Selon l’article L.112-1 du même code, ce droit appartient à l’auteur de toute œuvre de l’esprit, quels qu’en soient le genre, la forme d’expression, le mérite ou la destination.
Selon l’article L. 112-2, 9° du même code, sont considérées comme œuvres de l’esprit les œuvres photographiques et celles réalisées à l’aide de techniques analogues à la photographie.
L’article L.113-1 du code de la propriété intellectuelle précise que la qualité d’auteur appartient, sauf preuve contraire, à celui ou à ceux sous le nom de qui l’œuvre est divulguée.
Il se déduit de ces dispositions le principe de la protection d’une œuvre sans formalité et du seul fait de la création d’une forme originale en ce sens qu’elle porte l’empreinte de la personnalité de son auteur et n’est pas la banale reprise d’un fonds commun non appropriable.
Néanmoins, lorsque l’originalité d’une œuvre de l’esprit est contestée, il appartient à celui qui se prévaut d’un droit d’auteur de définir et d’expliciter les contours de l’originalité qu’il allègue.
Seul l’auteur, dont le juge ne peut suppléer la carence, est en mesure d’identifier les éléments traduisant sa personnalité et qui justifient son monopole.
L’article 6 de la directive 2006/116/CE du Parlement européen et du Conseil du 12 décembre 2006 relative à la durée de protection du droit d’auteur et de certains droits voisins, intitulé « Protection des photographies » dispose que les photographies qui sont originales en ce sens qu’elles sont une création intellectuelle propre à leur auteur sont protégées conformément à l’article 1er. Aucun autre critère ne s’applique pour déterminer si elles peuvent bénéficier de la protection. Les États membres peuvent prévoir la protection d’autres photographies.
Interprétant l’article 6 de la directive 93/98 du 29 octobre 1993 relative à l’harmonisation de la durée de protection du droit d’auteur et de certains droits voisins, la Cour de justice de l’Union européenne (CJUE, 1er décembre 2011, aff. C-145/10, Eva-Maria Painer contre Standard VerlagsGmbH ea) a dit pour droit « qu’une photographie est susceptible de protection par le droit d’auteur à condition qu’elle soit une création intellectuelle de son auteur, ce qui est le cas si l’auteur a pu exprimer ses capacités créatives lors de la réalisation de l’œuvre en effectuant des choix libres et créatifs et ce, de plusieurs manières et à différents moments lors de sa réalisation.
Ainsi, au stade de la phase préparatoire, l’auteur pourra choisir la mise en scène, la pose de la personne à photographier ou l’éclairage.

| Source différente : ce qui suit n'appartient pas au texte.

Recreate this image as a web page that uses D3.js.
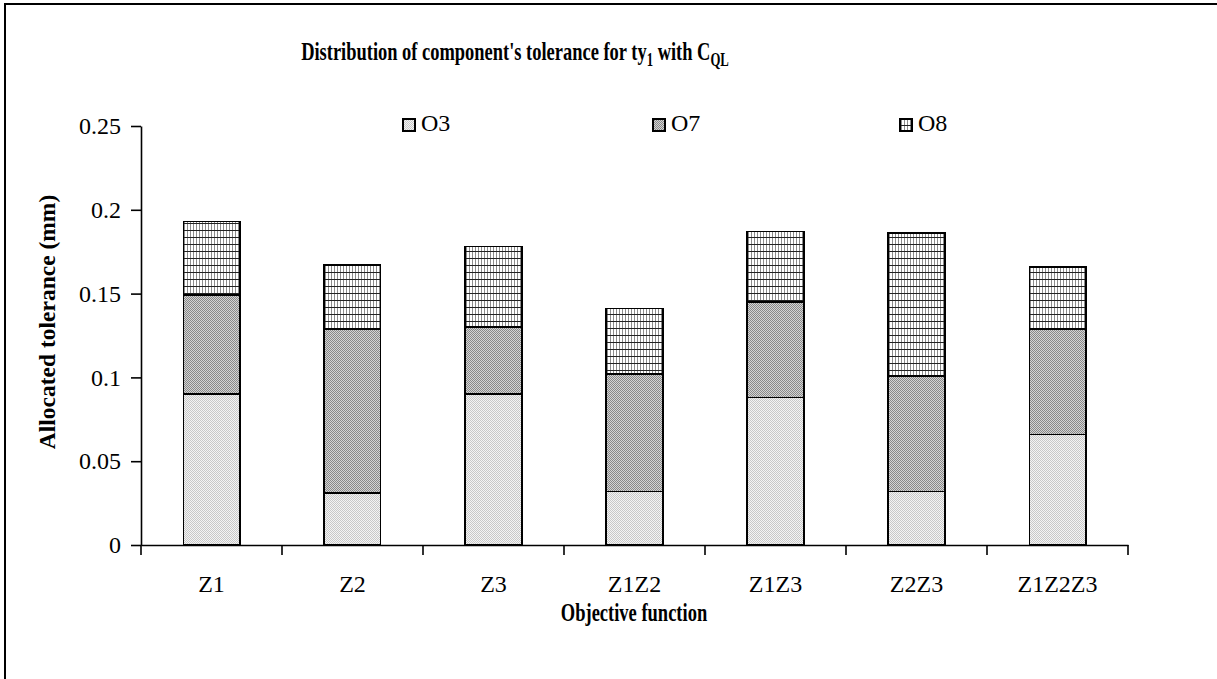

Lors de la prise de la photographie de portrait, il pourra choisir le cadrage, l’angle de prise de vue ou encore l’atmosphère créée.
Enfin, lors du tirage du cliché, l’auteur pourra choisir parmi diverses techniques de développement qui existent celle qu’il souhaite adopter, ou encore procéder, le cas échéant, à l’emploi de logiciels. À travers ces différents choix, l’auteur d’une photographie de portrait est ainsi en mesure d’imprimer sa » touche personnelle » (point 92 de la décision) à l’œuvre créée. »
En d’autres termes, pour bénéficier de la protection au titre du droit d’ auteur, une photographie doit être, indépendamment du sujet photographié ou de la destination du cliché, une création intellectuelle propre à son auteur, reflétant sa personnalité qui peut se révéler en premier lieu dans la phase de préparation de la prise de la photographie par ses choix dans le placement des objets à photographier ou en exprimant sa personnalité par l’éclairage choisi; qu’en second lieu le photographe peut imprégner la photographie de sa personnalité au moment de la prise de vue elle-même, par le cadrage, l’angle de prise de vue, le jeu des ombres et de la lumière; qu’enfin le photographe peut révéler sa personnalité en retravaillant la photographie, notamment à l’aide de logiciels professionnels dédiés à cet effet, par la modification des couleurs, la suppression d’éléments, le recadrage ou le changement des formats.